Unusual regular exhibition of the female Nobel Prize laureates at the Adligat Book Museum
World literature would be immeasurably poorer and more inequitable without the 15 magnificent Nobel Prize-winning female writers – Selma Lagerlöf, Grazia Deledda, Sigrid Undset, Pearl Buck, Gabriela Mistral, Nelly Sachs, Nadine Gordimer, Toni Morrison, Wislawa Szymborska, Elfriede Jelinek, Doris Lessing, Herta Mueller, Alice Munro, Svetlana Alexievich and Olga Tokarczuk.
This motivated Commissioner for Protection of Equality Brankica Janković to embark on a new endeavour and open an unusual exhibition dedicated to female Nobel Prize winners, the first of its kind in Serbia, at the Adligat Book Museum, on 8th March, the International Women’s Day.
In her opening speech, the Commissioner said that the event sent a strong message about the importance and role of women in all segments of society and highlighted the significance of promoting women’s contribution to literature. “Literature has no borders and opens all doors, but women have still failed to open the door of equality. After the 20th century when women fought for their rights and equality, the 21st century saw women face even more challenges and expectations and often more stereotypes and prejudices that we thought were irreversibly left behind in the past. Promoting equality through changes in cultural patterns is a long and complex process, but there is no prosperity and development of society without recognizing and promoting the importance and role of women,” concluded Brankica Janković.
This unique exhibition, dedicated to female Nobel Prize winners for literature, depicts 9 out of 15 writers. All of the exhibited objects have made it to the Museum thanks to the courtesy and commitment of the embassies of the countries in which these Nobel Prize laureates lived and worked.
The ambassadors of the countries in which the Nobel Prize winners lived also addressed the guests, including the Swedish ambassador, H.E. Jan Lundin, the Norwegian ambassador, H.E. Arne Bjornstad, the US ambassador, H.E. Anthony Godfrey, the German ambassador, H.E. Thomas Schieb, the Canadian ambassador, H.E. Kati Csaba, the Deputy British Ambassador, Rebecca Fabrizi, the Deputy Austrian Ambassador, Sabine Kroissenbrunner and Sem Fabrizi, the Head of the EU Delegation to Serbia.
The Museum’s salon contains valuable artefacts that depict the work of the mentioned Nobel Prize winners, as well as their original books, photographs and an armchair or a chair from their country which symbolically depicts the value of female artistic creation and the splendour of global artistic diversity.
In her address, Serbian Prime Minister Ana Brnabić talked about the greats of the Serbian culture, science and art, like the first Serbian female architect, Jelisaveta Načić, the first Serbian female doctor, Draga Ljočić, the first Serbian female painter, Katarina Ivanović and many others.
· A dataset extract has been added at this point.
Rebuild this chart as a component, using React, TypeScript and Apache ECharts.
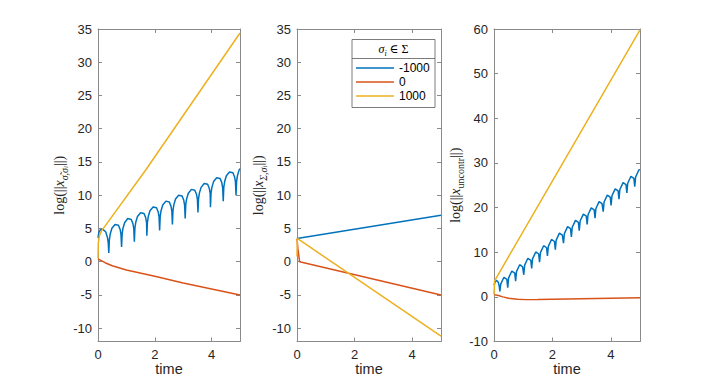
import React, { useEffect, useRef } from "react";
import * as echarts from "echarts";

const legendNames = ["-1000", "0", "1000"];
const colors = ["#0072BD", "#D95319", "#EDB120"];
const xTicks = [0, 2, 4];
const yTicksA = [-10, -5, 0, 5, 10, 15, 20, 25, 30, 35];
const yTicksC = [-10, 0, 10, 20, 30, 40, 50, 60];

const leftBlue = [
  [0, 3.6], [0.03, 4.4], [0.08, 4.8], [0.16, 4.9], [0.27, 4.5], [0.33, 3.7], [0.36, 2.9], [0.38, 1.3],
  [0.40, 3.30], [0.43, 4.16], [0.49, 5.03], [0.60, 5.60], [0.72, 5.48], [0.78, 4.85], [0.81, 4.11],
  [0.83, 2.2], [0.85, 4.19], [0.88, 5.04], [0.94, 5.91], [1.05, 6.49], [1.17, 6.36], [1.23, 5.73], [1.26, 4.99],
  [1.28, 3.0], [1.30, 5.07], [1.33, 5.93], [1.39, 6.79], [1.50, 7.37], [1.62, 7.25], [1.68, 6.61], [1.71, 5.87],
  [1.72, 3.9], [1.74, 5.93], [1.77, 6.79], [1.83, 7.66], [1.94, 8.23], [2.06, 8.11], [2.12, 7.48], [2.15, 6.73],
  [2.17, 4.7], [2.19, 6.81], [2.22, 7.67], [2.28, 8.54], [2.39, 9.11], [2.51, 8.99], [2.57, 8.36], [2.60, 7.62],
  [2.62, 5.6], [2.64, 7.69], [2.67, 8.55], [2.73, 9.42], [2.84, 10.0], [2.96, 9.87], [3.02, 9.24], [3.05, 8.50],
  [3.07, 6.5], [3.09, 8.58], [3.12, 9.44], [3.18, 10.30], [3.29, 10.88], [3.41, 10.75], [3.47, 10.12], [3.50, 9.38],
  [3.52, 7.4], [3.54, 9.46], [3.57, 10.32], [3.63, 11.18], [3.74, 11.76], [3.86, 11.64], [3.92, 11.0], [3.95, 10.26],
  [3.96, 8.2], [3.98, 10.32], [4.01, 11.18], [4.07, 12.05], [4.18, 12.62], [4.30, 12.50], [4.36, 11.87], [4.39, 11.12],
  [4.41, 9.1], [4.43, 11.20], [4.46, 12.06], [4.52, 12.93], [4.63, 13.50], [4.75, 13.38], [4.81, 12.75], [4.84, 12.01],
  [4.86, 10.0], [4.88, 12.08], [4.91, 12.94], [4.97, 13.81], [5.0, 14.0],
];
const leftRed = [
  [0, 0.4], [0.1, 0.2], [0.25, -0.15], [0.5, -0.6], [1, -1.25], [2, -2.2], [3, -3.2], [4, -4.1], [5, -5.0],
];
const leftYellow = [
  [0, 0.5], [0.01, 2.8], [0.05, 3.9], [0.12, 4.6], [1.68, 13.8], [5, 34.4],
];

const midBlue = [[0, 3.5], [5, 7.0]];
const midRed = [[0, 3.5], [0.03, 2.0], [0.09, 0.0], [5, -5.0]];
const midYellow = [[0, 0.8], [0.01, 3.5], [5, -11.2]];

const rightBlue = [
  [0, 2.6], [0.04, 3.4], [0.09, 3.7], [0.15, 3.2], [0.18, 2.4], [0.20, 1.2],
  [0.23, 2.84], [0.34, 4.39], [0.44, 3.93],
  [0.47, 2.08], [0.50, 4.24], [0.61, 5.79], [0.71, 5.33],
  [0.74, 3.49], [0.77, 5.64], [0.88, 7.20], [0.98, 6.74],
  [1.02, 4.94], [1.05, 7.10], [1.16, 8.65], [1.26, 8.19],
  [1.29, 6.35], [1.32, 8.50], [1.43, 10.06], [1.53, 9.60],
  [1.56, 7.75], [1.59, 9.91], [1.70, 11.46], [1.80, 11.0],
  [1.83, 9.16], [1.86, 11.31], [1.97, 12.86], [2.07, 12.40],
  [2.10, 10.56], [2.13, 12.72], [2.24, 14.27], [2.34, 13.81],
  [2.38, 12.02], [2.41, 14.17], [2.52, 15.72], [2.62, 15.26],
  [2.65, 13.42], [2.68, 15.58], [2.79, 17.13], [2.89, 16.67],
  [2.92, 14.82], [2.95, 16.98], [3.06, 18.53], [3.16, 18.07],
  [3.19, 16.23], [3.22, 18.38], [3.33, 19.94], [3.43, 19.48],
  [3.46, 17.63], [3.49, 19.79], [3.60, 21.34], [3.70, 20.88],
  [3.74, 19.09], [3.77, 21.24], [3.88, 22.80], [3.98, 22.34],
  [4.01, 20.49], [4.04, 22.65], [4.15, 24.20], [4.25, 23.74],
  [4.28, 21.90], [4.31, 24.05], [4.42, 25.60], [4.52, 25.14],
  [4.55, 23.30], [4.58, 25.46], [4.69, 27.01], [4.79, 26.55],
  [4.82, 24.70], [4.85, 26.86], [4.96, 28.41], [5.0, 28.5],
];
const rightRed = [
  [0, 0.5], [0.15, 0.3], [0.3, 0.0], [0.5, -0.3], [0.8, -0.55], [1.1, -0.62], [1.5, -0.6],
  [2, -0.52], [3, -0.4], [4, -0.3], [5, -0.22],
];
const rightYellow = [[0, 0.5], [0.02, 3.6], [5, 59.8]];

const panels = [
  { left: 98, width: 142, yMin: -12, yMax: 35, yTicks: yTicksA, data: [leftBlue, leftRed, leftYellow],
    name: "{n|log(||}{i|x}{s|σ̃,σ}{ss|i}{n|||)}" },
  { left: 297, width: 144, yMin: -12, yMax: 35, yTicks: yTicksA, data: [midBlue, midRed, midYellow],
    name: "{n|log(||}{i|x}{s|Σ,σ}{ss|i}{n|||)}" },
  { left: 494, width: 146, yMin: -10, yMax: 60, yTicks: yTicksC, data: [rightBlue, rightRed, rightYellow],
    name: "{n|log(||}{i|x}{r|uncontr}{n|||)}" },
];

const TXT = "#262626";
const AX = "#8a8a8a";
const SANS = "'Liberation Sans', Arial, Helvetica, sans-serif";
const SERIF = "'Liberation Serif', 'DejaVu Serif', serif";

const rich = {
  n: { fontFamily: SERIF, fontSize: 14, lineHeight: 20, color: TXT },
  i: { fontFamily: SERIF, fontStyle: "italic", fontSize: 14, lineHeight: 20, color: TXT },
  s: { fontFamily: SERIF, fontStyle: "italic", fontSize: 10, lineHeight: 11, verticalAlign: "bottom", color: TXT },
  r: { fontFamily: SERIF, fontSize: 10, lineHeight: 11, verticalAlign: "bottom", color: TXT },
  ss: { fontFamily: SERIF, fontStyle: "italic", fontSize: 7, lineHeight: 6, verticalAlign: "bottom", color: TXT },
};

export default function App() {
  const ref = useRef<HTMLDivElement>(null);
  useEffect(() => {
    if (!ref.current) return;
    const chart = echarts.init(ref.current, undefined, { renderer: "svg" });
    const grid: any[] = [];
    const xAxis: any[] = [];
    const yAxis: any[] = [];
    const series: any[] = [];
    const axisLine = { show: true, onZero: false, lineStyle: { color: AX, width: 1 } };
    const tick = (vals: number[]) => ({ show: true, inside: true, length: 4, lineStyle: { color: AX }, customValues: vals });
    panels.forEach((p, gi) => {
      grid.push({ left: p.left, width: p.width, top: 29, height: 312.5, containLabel: false });
      xAxis.push({
        type: "value", gridIndex: gi, position: "bottom", min: 0, max: 5,
        axisLine, axisTick: tick(xTicks), splitLine: { show: false },
        axisLabel: { customValues: xTicks, color: TXT, fontFamily: SANS, fontSize: 13, margin: 6 },
        name: "time", nameLocation: "middle", nameGap: 20, nameMoveOverlap: false,
        nameTextStyle: { color: TXT, fontFamily: SANS, fontSize: 14.5, verticalAlign: "top" },
      });
      xAxis.push({
        type: "value", gridIndex: gi, position: "top", min: 0, max: 5,
        axisLine, axisTick: tick(xTicks), splitLine: { show: false }, axisLabel: { show: false },
      });
      yAxis.push({
        type: "value", gridIndex: gi, position: "left", min: p.yMin, max: p.yMax,
        axisLine, axisTick: tick(p.yTicks), splitLine: { show: false },
        axisLabel: { customValues: p.yTicks, color: TXT, fontFamily: SANS, fontSize: 13, margin: 6 },
        name: p.name, nameLocation: "middle", nameGap: 26, nameRotate: 90,
        nameTextStyle: { rich },
      });
      yAxis.push({
        type: "value", gridIndex: gi, position: "right", min: p.yMin, max: p.yMax,
        axisLine, axisTick: tick(p.yTicks), splitLine: { show: false }, axisLabel: { show: false },
      });
      p.data.forEach((d, si) => {
        series.push({
          type: "line", name: legendNames[si], xAxisIndex: gi * 2, yAxisIndex: gi * 2,
          data: d, showSymbol: false, symbol: "none", clip: true,
          lineStyle: { color: colors[si], width: 1.5 }, itemStyle: { color: colors[si] },
        });
      });
    });
    chart.setOption({
      animation: false,
      backgroundColor: "#ffffff",
      grid, xAxis, yAxis, series,
      legend: {
        data: legendNames.map((n) => ({ name: n, icon: "rect" })),
        orient: "vertical", left: 356, top: 62, padding: 0,
        itemWidth: 38, itemHeight: 1.6, itemGap: 2, z: 10,
        textStyle: { color: "#000", fontFamily: SANS, fontSize: 12, padding: [0, 0, 0, 0] },
        selectedMode: false,
      },
      graphic: [
        { type: "rect", z: 6, shape: { x: 352, y: 39.5, width: 83, height: 68 }, style: { fill: "#fff", stroke: "#5a5a5a", lineWidth: 0.8 } },
        { type: "line", z: 7, shape: { x1: 352, y1: 58.5, x2: 435, y2: 58.5 }, style: { stroke: "#5a5a5a", lineWidth: 0.8 } },
        {
          type: "text", z: 7, x: 393.5, y: 49,
          style: {
            text: "{i|σ}{s|i}{n| ∈ Σ}", align: "center", verticalAlign: "middle",
            rich: {
              i: { fontFamily: SERIF, fontStyle: "italic", fontSize: 12, lineHeight: 16, fill: "#000" },
              s: { fontFamily: SERIF, fontStyle: "italic", fontSize: 8, lineHeight: 8, verticalAlign: "bottom", fill: "#000" },
              n: { fontFamily: SERIF, fontSize: 12, lineHeight: 16, fill: "#000" },
            },
          },
        },
      ],
    });
    return () => chart.dispose();
  }, []);
  return <div ref={ref} style={{ position: "fixed", left: 0, top: 0, width: 706, height: 385 }} />;
}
In her speech, the Prime Minister also highlighted the importance of the fight for gender equality. Peace is the only segment in which there are more female Nobel Prize winners after literature which speaks volume about women having more common sense in this world, the Prime Minister added.
The Museum’s host and founder, Viktor Lazić, who is also an attorney, a globetrotter and a relentless collector of books, spoke about the most important collections, legacies and artefacts, including those that can’t be found anywhere else in the world but here. Adligat’s abundant collection, which has been created for over two and a half centuries, consists of more than a million books from 90 countries.
Representatives of the diplomatic corps, Rector of the University of Belgrade, Vice-President of the Association of Writers of Serbia and other guests attended the opening of the exhibition.